Iin 1994, the New Zealand filmmaker Lee Tamahori made one of the biggest debuts of the decade, firing on all six cylinders with his heartbreaking social realist melodrama Once Were Warriors. The Hekes are a working-class Maori family in South Auckland: Temuera Morrison is the boozy, pugnacious and bragging alpha-male welfare recipient Jake, who comes home from drinking at the pub with his pathetic sycophantic friends to terrorize and assault his wife Beth, played by Rena Owen, and their five children. He is completely indifferent to the fate of his two eldest sons, who are embroiled in gangland culture and crime, and of his sensitive daughter Grace, who has a talent as a writer. One son gets gang tattoos; the other is taken to a youth reform center where he is at least taught the customs of Maori culture – the haka and the taiaha warrior spear – and taught dignity and self-respect. But back at Jake’s chaotic home, Grace is raped by Jake’s grotesque friend “Uncle Bully”; Disaster ensues and Beth passionately confronts the wretched Jake: “Our people were once warriors, but unlike you, Jake, they were people of mana, pride; people of spirit…”

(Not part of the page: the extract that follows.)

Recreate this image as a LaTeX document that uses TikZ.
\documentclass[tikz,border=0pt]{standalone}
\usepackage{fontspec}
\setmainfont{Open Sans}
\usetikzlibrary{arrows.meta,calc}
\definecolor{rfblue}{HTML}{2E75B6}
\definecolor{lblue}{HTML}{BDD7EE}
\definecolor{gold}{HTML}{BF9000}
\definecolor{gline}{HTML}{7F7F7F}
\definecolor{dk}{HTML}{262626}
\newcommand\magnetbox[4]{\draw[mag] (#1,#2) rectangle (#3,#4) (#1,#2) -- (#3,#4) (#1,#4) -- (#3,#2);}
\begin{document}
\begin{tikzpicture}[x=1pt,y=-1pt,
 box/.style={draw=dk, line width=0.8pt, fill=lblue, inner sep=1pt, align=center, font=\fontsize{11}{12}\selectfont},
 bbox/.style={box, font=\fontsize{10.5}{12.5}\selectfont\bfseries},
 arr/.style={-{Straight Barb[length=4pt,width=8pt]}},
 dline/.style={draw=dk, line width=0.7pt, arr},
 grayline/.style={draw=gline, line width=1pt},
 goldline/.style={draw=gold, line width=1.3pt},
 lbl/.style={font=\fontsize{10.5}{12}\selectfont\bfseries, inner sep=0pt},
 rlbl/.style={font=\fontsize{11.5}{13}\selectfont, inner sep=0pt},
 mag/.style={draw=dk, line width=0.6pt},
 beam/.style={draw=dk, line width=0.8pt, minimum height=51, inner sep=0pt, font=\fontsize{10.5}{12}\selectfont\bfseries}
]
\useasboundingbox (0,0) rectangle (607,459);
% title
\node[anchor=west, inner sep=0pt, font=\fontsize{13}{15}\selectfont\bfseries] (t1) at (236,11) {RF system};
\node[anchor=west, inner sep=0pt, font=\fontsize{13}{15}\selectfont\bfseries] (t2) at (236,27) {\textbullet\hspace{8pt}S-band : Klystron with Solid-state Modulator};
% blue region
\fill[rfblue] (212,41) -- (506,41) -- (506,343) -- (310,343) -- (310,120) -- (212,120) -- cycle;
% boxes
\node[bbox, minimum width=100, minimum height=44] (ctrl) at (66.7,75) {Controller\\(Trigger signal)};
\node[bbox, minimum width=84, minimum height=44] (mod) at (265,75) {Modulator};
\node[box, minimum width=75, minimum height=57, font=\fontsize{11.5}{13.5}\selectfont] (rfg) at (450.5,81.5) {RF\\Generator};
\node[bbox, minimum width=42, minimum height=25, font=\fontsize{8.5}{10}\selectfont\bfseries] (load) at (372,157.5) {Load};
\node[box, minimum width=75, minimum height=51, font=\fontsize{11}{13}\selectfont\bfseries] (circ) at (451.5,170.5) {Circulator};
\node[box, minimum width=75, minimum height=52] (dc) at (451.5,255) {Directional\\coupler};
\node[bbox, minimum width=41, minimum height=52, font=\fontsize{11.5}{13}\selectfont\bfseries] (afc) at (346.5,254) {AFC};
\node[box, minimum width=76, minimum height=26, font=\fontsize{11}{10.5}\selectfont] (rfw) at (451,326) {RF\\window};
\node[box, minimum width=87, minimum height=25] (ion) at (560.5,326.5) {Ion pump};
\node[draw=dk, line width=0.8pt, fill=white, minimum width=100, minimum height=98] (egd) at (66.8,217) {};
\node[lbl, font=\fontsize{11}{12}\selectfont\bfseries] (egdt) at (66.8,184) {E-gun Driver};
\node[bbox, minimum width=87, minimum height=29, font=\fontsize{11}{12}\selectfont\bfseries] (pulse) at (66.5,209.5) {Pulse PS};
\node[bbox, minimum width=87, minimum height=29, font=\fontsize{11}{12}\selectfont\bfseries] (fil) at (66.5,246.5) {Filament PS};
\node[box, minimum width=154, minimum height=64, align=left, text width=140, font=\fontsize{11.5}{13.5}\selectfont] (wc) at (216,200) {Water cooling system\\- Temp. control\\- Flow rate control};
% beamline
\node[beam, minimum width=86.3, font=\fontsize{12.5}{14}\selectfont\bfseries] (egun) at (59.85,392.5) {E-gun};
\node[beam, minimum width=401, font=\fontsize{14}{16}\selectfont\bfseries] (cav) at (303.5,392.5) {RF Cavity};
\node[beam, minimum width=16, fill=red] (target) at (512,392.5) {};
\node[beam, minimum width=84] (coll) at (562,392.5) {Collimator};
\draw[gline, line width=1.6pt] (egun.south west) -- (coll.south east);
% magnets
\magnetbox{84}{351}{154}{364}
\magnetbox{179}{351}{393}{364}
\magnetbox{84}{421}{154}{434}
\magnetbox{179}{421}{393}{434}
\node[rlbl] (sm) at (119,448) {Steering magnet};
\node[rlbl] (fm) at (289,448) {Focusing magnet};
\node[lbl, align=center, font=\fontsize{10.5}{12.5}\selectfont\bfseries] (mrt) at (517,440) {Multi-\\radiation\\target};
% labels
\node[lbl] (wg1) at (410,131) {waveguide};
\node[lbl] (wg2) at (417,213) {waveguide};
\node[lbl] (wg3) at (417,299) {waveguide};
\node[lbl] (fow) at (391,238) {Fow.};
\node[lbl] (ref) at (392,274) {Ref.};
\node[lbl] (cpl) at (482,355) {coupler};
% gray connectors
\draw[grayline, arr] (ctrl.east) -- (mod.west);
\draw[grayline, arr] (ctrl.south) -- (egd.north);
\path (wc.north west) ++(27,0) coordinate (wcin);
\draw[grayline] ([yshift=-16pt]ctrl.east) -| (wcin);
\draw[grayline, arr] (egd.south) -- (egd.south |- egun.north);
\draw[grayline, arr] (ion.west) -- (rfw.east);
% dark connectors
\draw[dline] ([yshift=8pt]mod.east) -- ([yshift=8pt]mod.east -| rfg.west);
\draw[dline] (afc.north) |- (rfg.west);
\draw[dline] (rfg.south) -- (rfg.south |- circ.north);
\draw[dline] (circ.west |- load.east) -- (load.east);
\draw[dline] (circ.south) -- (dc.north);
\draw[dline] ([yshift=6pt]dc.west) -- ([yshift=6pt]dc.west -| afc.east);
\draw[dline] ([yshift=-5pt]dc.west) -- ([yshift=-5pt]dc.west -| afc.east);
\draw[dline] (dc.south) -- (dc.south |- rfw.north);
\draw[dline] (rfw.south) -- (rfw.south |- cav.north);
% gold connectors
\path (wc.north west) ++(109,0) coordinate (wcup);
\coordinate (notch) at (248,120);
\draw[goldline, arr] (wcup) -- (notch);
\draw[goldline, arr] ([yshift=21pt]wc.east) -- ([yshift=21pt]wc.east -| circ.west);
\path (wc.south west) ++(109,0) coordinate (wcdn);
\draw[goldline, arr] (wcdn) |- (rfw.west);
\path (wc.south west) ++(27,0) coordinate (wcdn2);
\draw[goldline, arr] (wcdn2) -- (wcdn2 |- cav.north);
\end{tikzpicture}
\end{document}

Tamahori let loose with all this emotional violence, delivering sledgehammer blows with the pub scenes, the home scenes and the gang ritual initiation scenes, handling them with confidence and verve. He created a brave, heartfelt image with a hint of ’90s brashness and nonsense. It was a hit with audiences and critics, and – for better or worse – deeply impressed industry executives in Hollywood, who could see how Tamahori could bring this energy and flair to mainstream genre material.

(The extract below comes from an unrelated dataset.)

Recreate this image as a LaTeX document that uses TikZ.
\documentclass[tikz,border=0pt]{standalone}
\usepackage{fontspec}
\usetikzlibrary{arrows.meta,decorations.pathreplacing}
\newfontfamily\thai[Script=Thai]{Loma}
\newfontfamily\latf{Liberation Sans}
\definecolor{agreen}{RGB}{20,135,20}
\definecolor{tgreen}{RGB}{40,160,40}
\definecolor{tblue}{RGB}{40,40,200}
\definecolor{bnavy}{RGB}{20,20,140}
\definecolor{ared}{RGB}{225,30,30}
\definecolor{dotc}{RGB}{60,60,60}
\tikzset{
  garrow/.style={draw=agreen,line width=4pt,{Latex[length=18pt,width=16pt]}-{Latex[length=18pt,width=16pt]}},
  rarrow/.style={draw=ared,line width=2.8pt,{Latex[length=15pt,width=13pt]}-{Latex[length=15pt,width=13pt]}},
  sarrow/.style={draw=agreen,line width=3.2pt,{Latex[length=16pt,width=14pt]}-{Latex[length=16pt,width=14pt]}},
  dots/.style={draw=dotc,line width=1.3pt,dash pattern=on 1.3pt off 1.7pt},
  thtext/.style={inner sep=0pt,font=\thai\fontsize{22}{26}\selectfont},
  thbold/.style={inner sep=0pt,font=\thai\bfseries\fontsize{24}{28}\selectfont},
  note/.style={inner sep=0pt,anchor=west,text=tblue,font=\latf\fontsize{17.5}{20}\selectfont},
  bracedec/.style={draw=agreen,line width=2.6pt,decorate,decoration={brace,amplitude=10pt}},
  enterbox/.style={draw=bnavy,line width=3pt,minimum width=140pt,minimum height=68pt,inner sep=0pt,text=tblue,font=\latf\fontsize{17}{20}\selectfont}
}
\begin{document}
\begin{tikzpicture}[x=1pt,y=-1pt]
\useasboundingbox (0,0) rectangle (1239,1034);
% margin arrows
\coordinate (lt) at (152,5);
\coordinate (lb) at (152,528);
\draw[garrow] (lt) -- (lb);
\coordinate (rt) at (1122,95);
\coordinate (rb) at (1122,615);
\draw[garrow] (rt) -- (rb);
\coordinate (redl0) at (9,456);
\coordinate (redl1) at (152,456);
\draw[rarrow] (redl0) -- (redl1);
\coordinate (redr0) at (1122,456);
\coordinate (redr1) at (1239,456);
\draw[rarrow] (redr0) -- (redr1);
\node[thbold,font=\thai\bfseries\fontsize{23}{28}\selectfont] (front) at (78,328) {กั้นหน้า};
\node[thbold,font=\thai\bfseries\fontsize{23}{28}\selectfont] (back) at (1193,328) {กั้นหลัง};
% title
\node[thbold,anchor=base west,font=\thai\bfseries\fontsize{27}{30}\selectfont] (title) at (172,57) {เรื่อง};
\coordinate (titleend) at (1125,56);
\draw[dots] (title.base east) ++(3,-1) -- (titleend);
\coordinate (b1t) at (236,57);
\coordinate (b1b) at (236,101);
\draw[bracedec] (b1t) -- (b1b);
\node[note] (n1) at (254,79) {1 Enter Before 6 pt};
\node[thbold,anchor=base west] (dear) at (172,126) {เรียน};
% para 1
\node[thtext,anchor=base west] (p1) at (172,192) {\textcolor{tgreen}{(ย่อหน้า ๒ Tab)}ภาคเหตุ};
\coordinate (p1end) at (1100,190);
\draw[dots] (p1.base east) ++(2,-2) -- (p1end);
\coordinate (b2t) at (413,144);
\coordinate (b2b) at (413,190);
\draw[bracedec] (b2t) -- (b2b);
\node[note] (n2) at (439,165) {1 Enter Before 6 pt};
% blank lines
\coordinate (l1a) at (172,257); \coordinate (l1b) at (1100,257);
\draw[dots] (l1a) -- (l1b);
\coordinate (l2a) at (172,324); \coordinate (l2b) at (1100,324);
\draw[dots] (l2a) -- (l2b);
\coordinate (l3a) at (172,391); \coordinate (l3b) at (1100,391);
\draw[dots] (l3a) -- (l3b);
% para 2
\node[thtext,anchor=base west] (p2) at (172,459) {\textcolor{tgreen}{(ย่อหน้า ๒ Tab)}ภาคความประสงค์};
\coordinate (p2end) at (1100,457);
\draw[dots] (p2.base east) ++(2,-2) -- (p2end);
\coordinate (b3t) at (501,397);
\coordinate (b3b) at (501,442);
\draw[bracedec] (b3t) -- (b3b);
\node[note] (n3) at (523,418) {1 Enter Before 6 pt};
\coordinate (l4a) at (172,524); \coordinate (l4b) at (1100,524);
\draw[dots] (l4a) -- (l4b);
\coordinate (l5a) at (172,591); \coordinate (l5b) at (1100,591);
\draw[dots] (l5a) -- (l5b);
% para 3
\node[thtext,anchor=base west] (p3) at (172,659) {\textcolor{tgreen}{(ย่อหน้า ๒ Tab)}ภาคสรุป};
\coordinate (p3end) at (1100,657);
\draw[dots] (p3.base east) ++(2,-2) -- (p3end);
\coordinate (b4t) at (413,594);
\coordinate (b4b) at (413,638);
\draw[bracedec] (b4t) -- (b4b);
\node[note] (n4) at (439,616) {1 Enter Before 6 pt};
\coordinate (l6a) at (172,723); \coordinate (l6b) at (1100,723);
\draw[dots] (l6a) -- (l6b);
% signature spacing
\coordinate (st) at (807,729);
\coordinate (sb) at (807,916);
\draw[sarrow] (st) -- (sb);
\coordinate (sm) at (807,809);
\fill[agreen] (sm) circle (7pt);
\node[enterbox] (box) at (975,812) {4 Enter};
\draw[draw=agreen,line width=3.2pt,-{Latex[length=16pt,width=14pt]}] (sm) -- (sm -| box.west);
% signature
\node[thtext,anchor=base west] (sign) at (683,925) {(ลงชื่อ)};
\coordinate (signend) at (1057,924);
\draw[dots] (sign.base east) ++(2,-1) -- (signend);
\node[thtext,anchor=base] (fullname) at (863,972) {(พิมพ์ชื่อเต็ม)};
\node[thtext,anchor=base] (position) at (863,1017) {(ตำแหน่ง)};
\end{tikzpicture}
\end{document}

In America, Tamahori made the noir thriller Mulholland Falls, about violent LAPD officers who don’t care about procedures, and then the David Mamet-written survival thriller The Edge with Anthony Hopkins and Alec Baldwin as two men who trek through the wilderness after their plane crashes. (This moderate film gained cult status when producer Art Linson wittily wrote about the chaotic conditions of filming with a trained bear in his funny Tinseltown memoir What Just Happened?). along Came a Spider was a serviceable thriller, and he had another payday as director of the second in the triple-X franchise XXX State of the Union.

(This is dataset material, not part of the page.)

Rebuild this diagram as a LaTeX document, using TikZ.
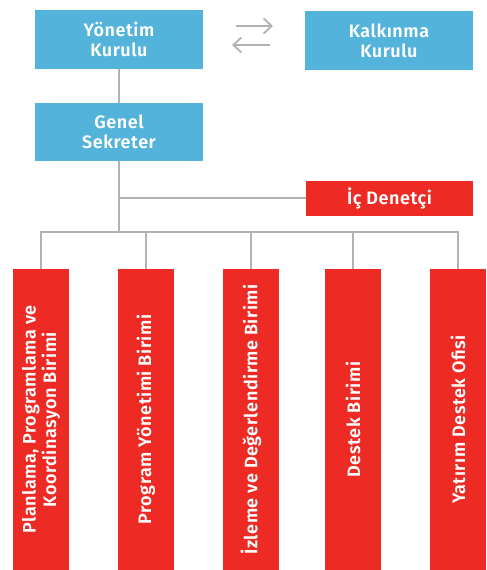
\documentclass[tikz,border=0pt]{standalone}
\usepackage{fontspec}
\setmainfont{Fira Sans}[BoldFont={Fira Sans SemiBold},LetterSpace=3]
\usetikzlibrary{arrows.meta}
\definecolor{kurulblue}{HTML}{53B3DA}
\definecolor{birimred}{HTML}{EE2A24}
\definecolor{lineg}{HTML}{B1B1B6}
\begin{document}
\begin{tikzpicture}[x=1pt,y=1pt,
	bluebox/.style={fill=kurulblue,text=white,font=\fontsize{18}{20}\selectfont\bfseries,align=center,minimum width=168pt,inner sep=0pt},
	redbox/.style={fill=birimred,text=white,font=\fontsize{18}{20.5}\selectfont\bfseries,align=center,inner sep=0pt},
	unitbox/.style={redbox,rotate=90,minimum width=301pt,minimum height=56pt},
	link/.style={draw=lineg,line width=2pt},
	swap/.style={draw=lineg,line width=1.8pt,-{Straight Barb[length=8pt,width=15pt]}}]
	% page size
	\useasboundingbox (0,0) rectangle (487,570);
	% councils
	\node[bluebox,minimum height=59pt] (yk) at (119,530.5) {Yönetim\\Kurulu};
	\node[bluebox,minimum height=59pt] (kk) at (389,529.5) {Kalkınma\\Kurulu};
	\node[bluebox,minimum height=58pt] (gs) at (119,438) {Genel\\Sekreter};
	\node[redbox,minimum width=167pt,minimum height=35pt] (id) at (389.5,371.5) {İç Denetçi};
	% units
	\node[unitbox] (pp) at (41,150.5) {Planlama, Programlama ve\\Koordinasyon Birimi};
	\node[unitbox] (py) at (146,150.5) {Program Yönetimi Birimi};
	\node[unitbox] (id2) at (251,150.5) {İzleme ve Değerlendirme Birimi};
	\node[unitbox] (db) at (353,150.5) {Destek Birimi};
	\node[unitbox] (yd) at (458,150.5) {Yatırım Destek Ofisi};
	% two way arrows
	\coordinate (sw1a) at (236,544);
	\coordinate (sw1b) at (273,544);
	\coordinate (sw2a) at (270,525);
	\coordinate (sw2b) at (232,525);
	\draw[swap] (sw1a) -- (sw1b);
	\draw[swap] (sw2a) -- (sw2b);
	% tree lines
	\coordinate (hub) at (119,338);
	\draw[link] (yk) -- (gs);
	\draw[link] (gs) -- (hub);
	\draw[link] (gs.south |- id.west) -- (id);
	\draw[link] (pp.east) |- (hub) -| (yd.east);
	\foreach \u in {py,id2,db}
		\draw[link] (\u.east) -- (\u.east |- hub);
\end{tikzpicture}
\end{document}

But the high point, or perhaps low point, of Lee Tamahori’s Hollywood career was the Bond film Die another day in 2002, with Pierce Brosnan; it was the Bond film that was ridiculed for having the worst gadget in 007 history: the invisible car. What is the point of an invisible car, the audience wondered? It was a vehicle that makes it very difficult to remember where you parked it.
After this, Tamahori found a more interesting form. His 2011 The Devil’s Double starred Dominic Cooper as Saddam Hussein’s hideous son Uday as well as Uday’s decoy double, deployed to protect the young tyrant prince from assassination or kidnapping: it was a snappy, watchable film that avoided the usual doppelgänger clichés. And in later years, Tamahori returned to the subject of Maori culture, making The Convert in 2023, in collaboration with Australian critic and screenwriter Shane Danielsen. Tamahori was an excellent director, but it was his first film, the heartfelt Once Were Warriors, that was his greatest work.